Novel by G. A. Henty

The Cat of Bubastes, A Tale of Ancient Egypt is an 1889 historical novel written for boys by British author G.A. Henty. It is the story of a young prince who becomes a slave when the Egyptians conquer his people, then is made a fugitive when his master accidentally kills a sacred cat. The book was illustrated by John Reinhard Weguelin, a notable Victorian painter.

==Setting==
The novel takes place in the Middle East, particularly in Egypt, during the reign of Thotmes III.

==Plot==
After his father, the king of the Rebu, is killed in battle with the Egyptian army and the Rebu nation is conquered by the Egyptians, the young prince Amuba is carried away as a captive to Egypt, along with his faithful charioteer, Jethro.
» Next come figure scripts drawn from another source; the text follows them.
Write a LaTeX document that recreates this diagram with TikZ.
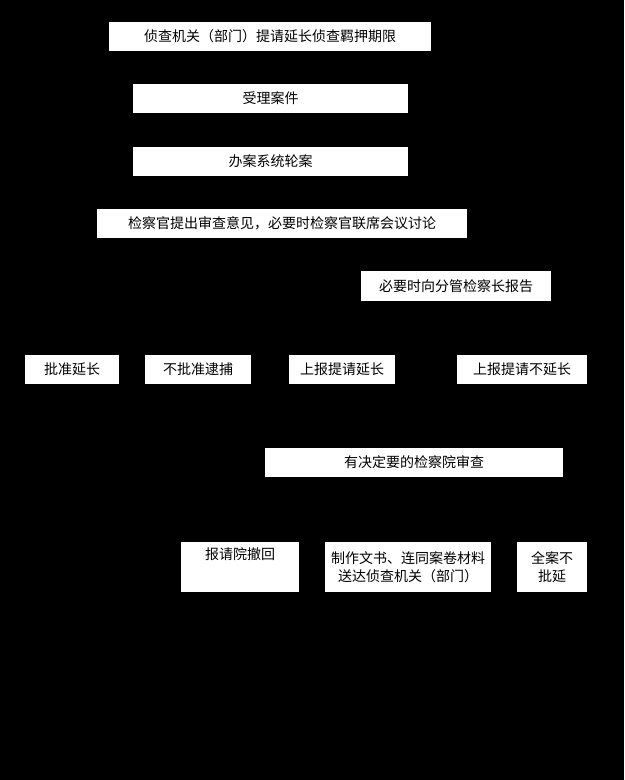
\documentclass[tikz,border=0pt]{standalone}
\usepackage{fontspec}
\setmainfont{Noto Sans CJK SC}
\begin{document}
\begin{tikzpicture}
          [x=0.75pt,y=-0.75pt,every node/.style={fill=white, inner sep=0pt, font=\fontsize{10.5}{14}\selectfont}]
        \fill[black] (0,0) rectangle (624,780);
        \useasboundingbox (0,0) rectangle (624,780);
        \node[minimum width=322*0.75pt, minimum height=29*0.75pt] (req) at (270,36.5) {侦查机关（部门）提请延长侦查羁押期限};
        \node[minimum width=275*0.75pt, minimum height=29*0.75pt] (acc) at (270.5,98.5) {受理案件};
        \node[minimum width=275*0.75pt, minimum height=29*0.75pt] (sys) at (270.5,161.5) {办案系统轮案};
        \node[minimum width=370*0.75pt, minimum height=29*0.75pt] (opn) at (282,223.5) {检察官提出审查意见，必要时检察官联席会议讨论};
        \node[minimum width=190*0.75pt, minimum height=30*0.75pt] (rep) at (456,286) {必要时向分管检察长报告};

        \node[minimum width=94*0.75pt, minimum height=29*0.75pt] (yes) at (72,369.5) {批准延长};
        \node[minimum width=106*0.75pt, minimum height=29*0.75pt] (no) at (198,369.5) {不批准逮捕};
        \node[minimum width=106*0.75pt, minimum height=29*0.75pt] (up) at (342,369.5) {上报提请延长};
        \node[minimum width=130*0.75pt, minimum height=29*0.75pt] (upno) at (522,369.5) {上报提请不延长};

        \node[minimum width=298*0.75pt, minimum height=29*0.75pt] (sup) at (414,462.5) {有决定要的检察院审查};

        \node[minimum width=118*0.75pt, minimum height=50*0.75pt, align=center, anchor=north, text depth=28*0.75pt, inner sep=3pt] (back) at (240,542) {报请院撤回};
        \node[minimum width=166*0.75pt, minimum height=50*0.75pt, align=center, anchor=north, inner sep=3pt] (doc) at (408,542) {制作文书、连同案卷材料\\送达侦查机关（部门）};
        \node[minimum width=70*0.75pt, minimum height=50*0.75pt, align=center, anchor=north, inner sep=3pt] (all) at (552,542) {全案不\\批延};
      \end{tikzpicture}
\end{document}
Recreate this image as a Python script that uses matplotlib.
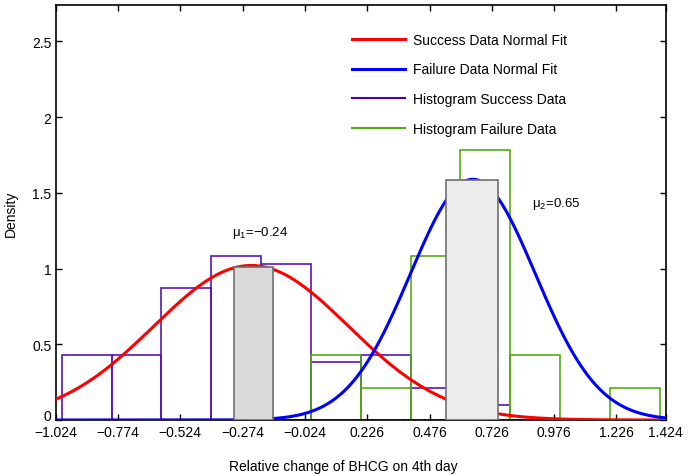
import matplotlib.pyplot as plt
import numpy as np

plt.rcParams['font.family'] = ['Liberation Sans', 'DejaVu Sans']

# histogram bins (shared edges), heights
success_edges = [-1.0, -0.8, -0.6, -0.4, -0.2, 0.0, 0.2, 0.4, 0.6, 0.8]
success_heights = [0.43, 0.43, 0.87, 1.08, 1.03, 0.385, 0.43, 0.21, 0.10]
failure_edges = [0.0, 0.2, 0.4, 0.6, 0.8, 1.0, 1.2, 1.4]
failure_heights = [0.43, 0.21, 1.08, 1.78, 0.43, 0.0, 0.21]

# normal fits
mu1, sigma1 = -0.24, 0.391
mu2, sigma2 = 0.65, 0.251

# grey cover boxes (left, right, top)
box_left = [-0.307, 0.543]
box_right = [-0.151, 0.751]
box_top = [1.007, 1.583]
box_fill = ['#d9d9d9', '#ececec']

xticks = [-1.024, -0.774, -0.524, -0.274, -0.024, 0.226, 0.476, 0.726, 0.976, 1.226, 1.424]
yticks = [0, 0.5, 1, 1.5, 2, 2.5]

fig = plt.figure(figsize=(6.94, 4.77), dpi=100)
ax = fig.add_axes([0.0803, 0.1174, 0.8790, 0.8700])

x = np.linspace(-1.024, 1.424, 300)
pdf1 = np.exp(-(x - mu1)**2 / (2 * sigma1**2)) / (sigma1 * np.sqrt(2 * np.pi))
pdf2 = np.exp(-(x - mu2)**2 / (2 * sigma2**2)) / (sigma2 * np.sqrt(2 * np.pi))

purple = '#5a14b8'
green = '#55aa14'

# histograms as outlined bars
s_left = np.array(success_edges[:-1])
s_w = np.diff(success_edges)
ax.bar(s_left, success_heights, width=s_w, align='edge', fill=False,
       edgecolor=purple, linewidth=1.2, zorder=2)
f_left = np.array(failure_edges[:-1])
f_w = np.diff(failure_edges)
ax.bar(f_left, failure_heights, width=f_w, align='edge', fill=False,
       edgecolor=green, linewidth=1.2, zorder=2)

ax.plot(x, pdf1, color='#ff0000', linewidth=2.2, zorder=3)
ax.plot(x, pdf2, color='#0000ff', linewidth=2.2, zorder=3)

# legend drawn with proxy lines
ax.plot([], [], color='#ff0000', linewidth=2.2, label='Success Data Normal Fit')
ax.plot([], [], color='#0000ff', linewidth=2.2, label='Failure Data Normal Fit')
ax.plot([], [], color='#4b00aa', linewidth=1.5, label='Histogram Success Data')
ax.plot([], [], color=green, linewidth=1.5, label='Histogram Failure Data')
handles, labels = ax.get_legend_handles_labels()
ax.legend(handles[-4:], labels[-4:], loc='upper left', bbox_to_anchor=(0.465, 0.963),
          frameon=False, fontsize=10, handlelength=3.8, labelspacing=1.12,
          handletextpad=0.6)

for l, r, t, c in zip(box_left, box_right, box_top, box_fill):
    ax.add_patch(plt.Rectangle((l, 0), r - l, t, facecolor=c,
                               edgecolor='#707070', linewidth=1.2, zorder=4))

ax.text(-0.316, 1.24, r'$\mathregular{\mu_1}$=' + '\u22120.24',
        fontsize=9.5, va='center', ha='left')
ax.text(0.888, 1.43, r'$\mathregular{\mu_2}$=0.65', fontsize=9.5, va='center', ha='left')

ax.set_xlim(-1.024, 1.424)
ax.set_ylim(0, 2.74)
ax.set_xticks(xticks)
ax.set_xticklabels([('%.3f' % v).replace('-', '\u2212') for v in xticks])
ax.set_yticks(yticks)
ax.set_yticklabels(['0', '0.5', '1', '1.5', '2', '2.5'])
ax.tick_params(direction='in', top=True, right=True, length=4, width=1,
               labelsize=10, pad=3.5)
ax.tick_params(axis='y', pad=3)
# lift the "0" so it sits above the first x label, as in the original
ax.get_yticklabels()[0].set_verticalalignment('baseline')
for s in ax.spines.values():
    s.set_linewidth(1.2)

ax.set_xlabel('Relative change of BHCG on 4th day', fontsize=10)
ax.xaxis.set_label_coords(0.471, -0.094)
ax.set_ylabel('Density', fontsize=10)
ax.yaxis.set_label_coords(-0.062, 0.5)

plt.savefig('out.png', dpi=100)
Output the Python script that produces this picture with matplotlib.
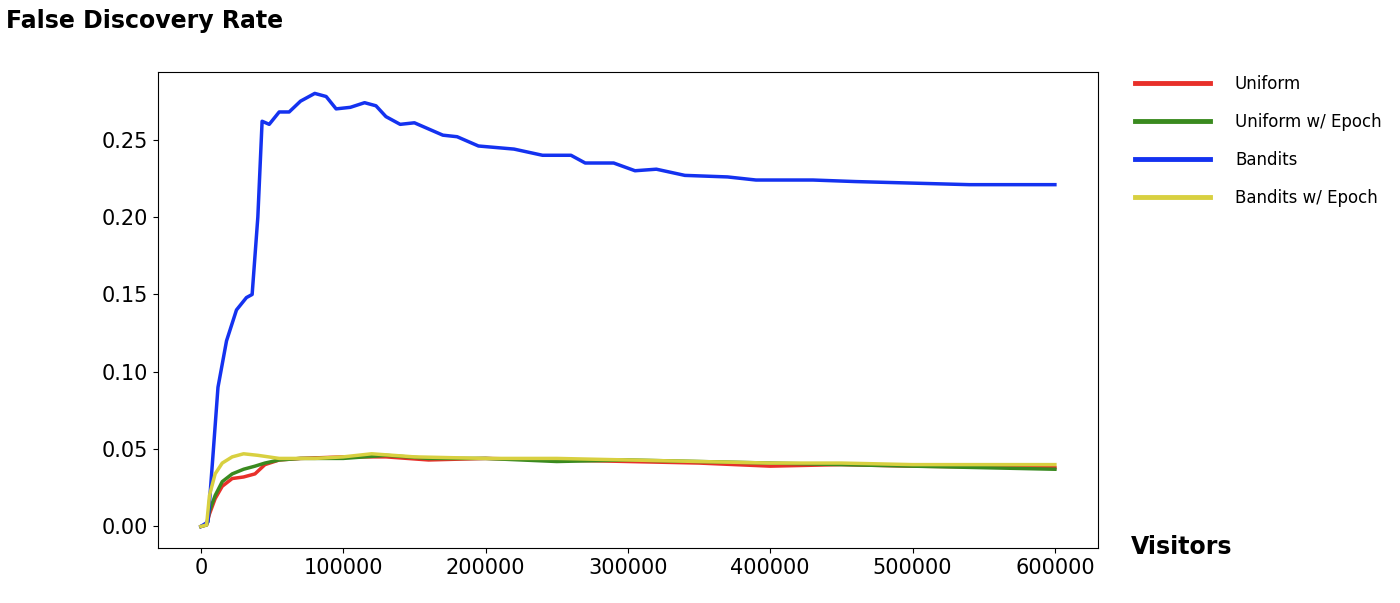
import matplotlib.pyplot as plt
import numpy as np

# Values
bandits_x = [0, 5000, 8000, 12000, 18000, 25000, 32000, 36000, 40000, 43000, 48000, 55000,
             62000, 70000, 80000, 88000, 95000, 105000, 115000, 123000, 130000, 140000,
             150000, 160000, 170000, 180000, 195000, 220000, 240000, 260000, 270000,
             290000, 305000, 320000, 340000, 370000, 390000, 430000, 460000, 500000,
             540000, 600000]
bandits_y = [0.0, 0.003, 0.04, 0.09, 0.12, 0.14, 0.148, 0.15, 0.2, 0.262, 0.26, 0.268,
             0.268, 0.275, 0.28, 0.278, 0.27, 0.271, 0.274, 0.272, 0.265, 0.26,
             0.261, 0.257, 0.253, 0.252, 0.246, 0.244, 0.24, 0.24, 0.235,
             0.235, 0.23, 0.231, 0.227, 0.226, 0.224, 0.224, 0.223, 0.222,
             0.221, 0.221]

uni_x = [0, 4000, 6000, 10000, 15000, 22000, 30000, 38000, 45000, 55000, 70000, 100000,
         130000, 160000, 200000, 250000, 300000, 350000, 400000, 450000, 500000, 600000]
uni_y = [0.0, 0.001, 0.008, 0.018, 0.026, 0.031, 0.032, 0.034, 0.04, 0.043, 0.044, 0.045,
         0.045, 0.043, 0.044, 0.043, 0.042, 0.041, 0.039, 0.040, 0.039, 0.038]

uniep_x = [0, 4000, 6000, 10000, 15000, 22000, 30000, 38000, 45000, 55000, 70000, 100000,
           130000, 160000, 200000, 250000, 300000, 350000, 400000, 450000, 500000, 600000]
uniep_y = [0.0, 0.001, 0.01, 0.02, 0.029, 0.034, 0.037, 0.039, 0.041, 0.043, 0.044, 0.044,
           0.046, 0.044, 0.044, 0.042, 0.043, 0.042, 0.041, 0.040, 0.039, 0.037]

banep_x = [0, 4000, 6000, 10000, 15000, 22000, 30000, 40000, 55000, 80000, 100000, 120000,
           150000, 200000, 250000, 300000, 350000, 400000, 450000, 500000, 600000]
banep_y = [0.0, 0.001, 0.02, 0.034, 0.041, 0.045, 0.047, 0.046, 0.044, 0.044, 0.045, 0.047,
           0.045, 0.044, 0.044, 0.043, 0.042, 0.041, 0.041, 0.040, 0.040]

fig = plt.figure(figsize=(14, 6.03), dpi=100)
ax = fig.add_axes([0.113, 0.091, 0.671, 0.79])

ax.plot(uni_x, uni_y, color='#e8302a', lw=2.5, label='Uniform')
ax.plot(uniep_x, uniep_y, color='#3a8a1f', lw=2.5, label='Uniform w/ Epoch')
ax.plot(bandits_x, bandits_y, color='#1432f0', lw=2.5, label='Bandits')
ax.plot(banep_x, banep_y, color='#d8d040', lw=2.5, label='Bandits w/ Epoch')

ax.set_xlim(-30000, 630000)
ax.set_ylim(-0.014, 0.294)
ax.set_xticks(np.arange(0, 600001, 100000))
ax.set_yticks(np.arange(0, 0.26, 0.05))
ax.set_yticklabels([f'{v:.2f}' for v in np.arange(0, 0.26, 0.05)])
ax.tick_params(labelsize=15)

leg = fig.legend(loc='upper left', bbox_to_anchor=(0.80, 0.9), frameon=False,
                 fontsize=12, handlelength=4.5, labelspacing=1.2, handletextpad=1.5)
for line in leg.get_lines():
    line.set_linewidth(3.5)

fig.text(0.004, 0.965, 'False Discovery Rate', fontsize=17, fontweight='bold', va='center')
fig.text(0.808, 0.093, 'Visitors', fontsize=17, fontweight='bold', va='center')

plt.savefig('out.png', dpi=100)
In Thebes, Amuba becomes the servant and companion to Chebron, the son of Ameres, high priest of Osiris. The lads become involved in a mystery as they begin to uncover evidence of a murderous conspiracy within the ranks of the priesthood. However, before they are able to prevent it, they are forced to flee for their lives when they accidentally cause the death of the successor to the Cat of Bubastes, one of the most sacred animals in Egypt. With Jethro as their guide and protector, the boys make plans to escape from Egyptian territory and return to Amuba's homeland.

==Reception==
The London Standard said that the story "affords Mr. Henty the opportunity of giving a few graphic and picturesque sketches of the inner life of the ancient Egyptians, their religion, their domestic and social customs, and their family life in town and country... The love interest in this charming story is, of course, subordinate to the more manly and exciting incidents, but it is not overlooked... The whole story is a vivid and attractive picture of Egyptian life, and the effect is heightened by a number of well-executed full-page illustrations."

Comparing the book to Henty's The Lion of St. Mark, the Bristol Mercury said, "Mr. Henty's characteristic style is seen to even better advantage. His picture of the life of the Egyptian people is the feature of the book, and forms a picturesque setting to a most fascinating tale."